(Plotting code records)

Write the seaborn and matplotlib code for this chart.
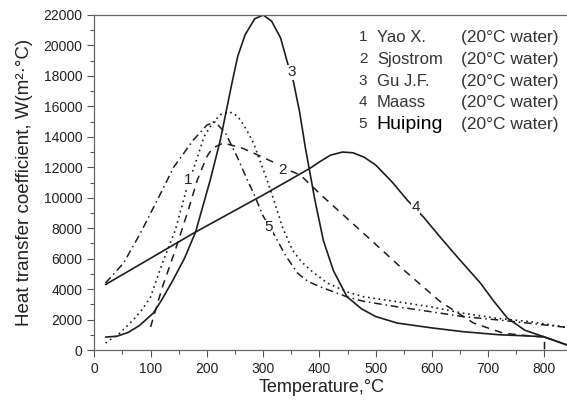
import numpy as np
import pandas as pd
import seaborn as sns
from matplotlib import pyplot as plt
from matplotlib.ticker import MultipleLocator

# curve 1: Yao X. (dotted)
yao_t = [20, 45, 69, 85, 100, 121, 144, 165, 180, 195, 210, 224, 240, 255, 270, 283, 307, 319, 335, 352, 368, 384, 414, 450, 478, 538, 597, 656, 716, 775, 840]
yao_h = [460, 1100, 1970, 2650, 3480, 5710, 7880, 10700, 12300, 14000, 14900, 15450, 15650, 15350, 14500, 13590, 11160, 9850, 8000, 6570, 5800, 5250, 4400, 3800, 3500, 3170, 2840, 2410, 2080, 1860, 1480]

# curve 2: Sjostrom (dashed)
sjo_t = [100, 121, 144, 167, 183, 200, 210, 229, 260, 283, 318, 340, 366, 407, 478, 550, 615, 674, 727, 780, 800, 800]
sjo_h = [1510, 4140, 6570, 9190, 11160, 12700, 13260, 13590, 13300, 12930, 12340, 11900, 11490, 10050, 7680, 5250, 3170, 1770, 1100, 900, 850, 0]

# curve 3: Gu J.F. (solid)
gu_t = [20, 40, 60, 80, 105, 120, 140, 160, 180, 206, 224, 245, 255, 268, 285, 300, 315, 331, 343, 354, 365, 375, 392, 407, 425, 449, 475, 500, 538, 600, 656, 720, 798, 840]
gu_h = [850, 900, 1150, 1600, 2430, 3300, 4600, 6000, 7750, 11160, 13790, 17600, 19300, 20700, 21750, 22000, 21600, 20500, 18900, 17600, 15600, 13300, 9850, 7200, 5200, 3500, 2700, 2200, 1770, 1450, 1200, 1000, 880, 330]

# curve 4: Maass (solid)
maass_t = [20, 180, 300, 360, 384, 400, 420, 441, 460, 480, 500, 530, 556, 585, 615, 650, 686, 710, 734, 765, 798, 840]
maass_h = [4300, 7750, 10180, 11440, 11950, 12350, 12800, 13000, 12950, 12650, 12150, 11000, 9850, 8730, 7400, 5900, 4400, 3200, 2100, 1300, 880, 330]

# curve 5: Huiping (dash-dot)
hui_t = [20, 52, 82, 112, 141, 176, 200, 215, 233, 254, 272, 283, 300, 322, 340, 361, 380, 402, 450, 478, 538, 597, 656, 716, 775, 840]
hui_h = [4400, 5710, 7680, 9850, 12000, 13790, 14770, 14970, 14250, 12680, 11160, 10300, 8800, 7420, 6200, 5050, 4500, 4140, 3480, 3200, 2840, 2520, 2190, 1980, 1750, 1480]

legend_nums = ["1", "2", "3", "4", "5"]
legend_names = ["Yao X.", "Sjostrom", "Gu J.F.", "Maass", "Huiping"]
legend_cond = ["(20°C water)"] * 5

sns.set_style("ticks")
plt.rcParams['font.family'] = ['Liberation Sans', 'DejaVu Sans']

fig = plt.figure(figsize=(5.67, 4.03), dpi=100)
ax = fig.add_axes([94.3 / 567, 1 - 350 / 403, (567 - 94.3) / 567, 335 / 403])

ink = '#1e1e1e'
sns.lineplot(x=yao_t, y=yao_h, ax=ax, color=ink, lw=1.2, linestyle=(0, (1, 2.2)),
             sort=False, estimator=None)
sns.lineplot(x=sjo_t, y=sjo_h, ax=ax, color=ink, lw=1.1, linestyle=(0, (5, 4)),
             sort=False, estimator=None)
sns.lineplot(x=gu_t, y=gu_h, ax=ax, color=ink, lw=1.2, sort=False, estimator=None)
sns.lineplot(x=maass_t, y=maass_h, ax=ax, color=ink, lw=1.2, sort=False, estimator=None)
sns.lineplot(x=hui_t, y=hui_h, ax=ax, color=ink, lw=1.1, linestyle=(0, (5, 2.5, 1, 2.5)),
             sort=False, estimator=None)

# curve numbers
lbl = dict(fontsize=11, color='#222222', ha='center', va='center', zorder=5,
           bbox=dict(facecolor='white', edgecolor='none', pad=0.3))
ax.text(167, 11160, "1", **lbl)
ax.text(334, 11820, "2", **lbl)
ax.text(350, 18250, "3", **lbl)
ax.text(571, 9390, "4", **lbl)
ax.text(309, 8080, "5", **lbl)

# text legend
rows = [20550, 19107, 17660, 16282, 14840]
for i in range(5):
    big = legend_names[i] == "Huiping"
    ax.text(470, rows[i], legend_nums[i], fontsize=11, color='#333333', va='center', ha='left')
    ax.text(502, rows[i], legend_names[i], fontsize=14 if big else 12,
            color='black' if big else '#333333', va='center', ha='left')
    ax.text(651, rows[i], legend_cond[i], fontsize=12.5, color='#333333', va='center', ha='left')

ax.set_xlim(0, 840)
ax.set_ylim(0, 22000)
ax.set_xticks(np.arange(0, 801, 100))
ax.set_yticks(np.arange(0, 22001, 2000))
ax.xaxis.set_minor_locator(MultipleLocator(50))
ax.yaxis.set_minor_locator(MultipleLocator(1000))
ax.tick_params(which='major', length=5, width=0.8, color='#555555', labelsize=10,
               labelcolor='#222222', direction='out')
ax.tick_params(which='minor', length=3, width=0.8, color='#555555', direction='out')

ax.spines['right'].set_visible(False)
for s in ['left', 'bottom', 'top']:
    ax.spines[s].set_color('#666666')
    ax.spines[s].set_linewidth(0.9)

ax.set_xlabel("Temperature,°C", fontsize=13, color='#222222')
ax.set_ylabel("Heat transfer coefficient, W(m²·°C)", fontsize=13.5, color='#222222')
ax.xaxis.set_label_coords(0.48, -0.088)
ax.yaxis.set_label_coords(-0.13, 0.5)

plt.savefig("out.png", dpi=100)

---

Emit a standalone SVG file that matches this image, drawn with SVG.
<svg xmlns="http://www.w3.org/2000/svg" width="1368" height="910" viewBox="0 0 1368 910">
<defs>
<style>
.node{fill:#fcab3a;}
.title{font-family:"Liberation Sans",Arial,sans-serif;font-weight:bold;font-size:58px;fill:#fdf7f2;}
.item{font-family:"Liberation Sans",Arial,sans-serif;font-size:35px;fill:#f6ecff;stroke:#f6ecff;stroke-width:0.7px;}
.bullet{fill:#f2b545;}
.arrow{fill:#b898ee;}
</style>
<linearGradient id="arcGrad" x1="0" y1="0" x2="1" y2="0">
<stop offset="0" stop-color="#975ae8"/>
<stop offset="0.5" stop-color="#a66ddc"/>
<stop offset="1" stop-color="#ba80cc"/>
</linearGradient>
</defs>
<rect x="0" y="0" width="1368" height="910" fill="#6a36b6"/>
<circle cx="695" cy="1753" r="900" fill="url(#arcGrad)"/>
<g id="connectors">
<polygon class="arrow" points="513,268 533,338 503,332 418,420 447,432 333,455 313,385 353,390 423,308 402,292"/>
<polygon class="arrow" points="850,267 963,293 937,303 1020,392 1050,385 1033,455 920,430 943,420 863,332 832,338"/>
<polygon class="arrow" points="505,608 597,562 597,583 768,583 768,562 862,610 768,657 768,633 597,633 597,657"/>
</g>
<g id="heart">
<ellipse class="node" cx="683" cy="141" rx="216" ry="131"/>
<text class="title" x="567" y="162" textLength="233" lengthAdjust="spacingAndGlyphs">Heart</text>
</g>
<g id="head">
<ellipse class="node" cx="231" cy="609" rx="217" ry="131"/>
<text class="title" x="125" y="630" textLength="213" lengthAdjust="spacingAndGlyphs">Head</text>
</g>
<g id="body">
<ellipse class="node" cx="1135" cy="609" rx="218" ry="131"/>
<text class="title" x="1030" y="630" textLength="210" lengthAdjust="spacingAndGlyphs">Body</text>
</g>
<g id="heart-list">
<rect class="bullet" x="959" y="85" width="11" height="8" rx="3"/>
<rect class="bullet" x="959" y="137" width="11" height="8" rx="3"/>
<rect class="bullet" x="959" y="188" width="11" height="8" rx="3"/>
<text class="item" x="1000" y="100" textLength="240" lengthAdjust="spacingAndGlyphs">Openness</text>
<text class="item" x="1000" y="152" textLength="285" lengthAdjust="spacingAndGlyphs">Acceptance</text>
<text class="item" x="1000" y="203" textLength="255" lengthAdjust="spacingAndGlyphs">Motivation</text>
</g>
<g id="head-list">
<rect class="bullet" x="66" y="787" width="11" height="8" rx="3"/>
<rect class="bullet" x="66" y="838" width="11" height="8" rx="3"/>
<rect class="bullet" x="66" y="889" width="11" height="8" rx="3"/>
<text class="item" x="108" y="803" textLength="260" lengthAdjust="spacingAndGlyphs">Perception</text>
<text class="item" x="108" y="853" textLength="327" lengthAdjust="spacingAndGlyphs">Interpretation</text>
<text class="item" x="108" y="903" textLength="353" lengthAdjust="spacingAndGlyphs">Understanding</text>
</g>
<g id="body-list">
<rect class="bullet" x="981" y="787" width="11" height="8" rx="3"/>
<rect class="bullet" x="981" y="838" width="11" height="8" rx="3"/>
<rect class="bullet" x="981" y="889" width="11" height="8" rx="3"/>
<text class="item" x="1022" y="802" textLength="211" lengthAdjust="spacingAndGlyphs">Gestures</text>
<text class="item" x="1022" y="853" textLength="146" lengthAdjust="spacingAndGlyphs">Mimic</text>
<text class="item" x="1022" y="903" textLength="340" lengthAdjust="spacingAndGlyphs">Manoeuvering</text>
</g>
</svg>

#### To do:
Copy each line in the data that holds the word "matplotlib".

#### Response to the exercise:
Write the seaborn and matplotlib code for this chart.
from matplotlib import pyplot as plt
from matplotlib.ticker import MultipleLocator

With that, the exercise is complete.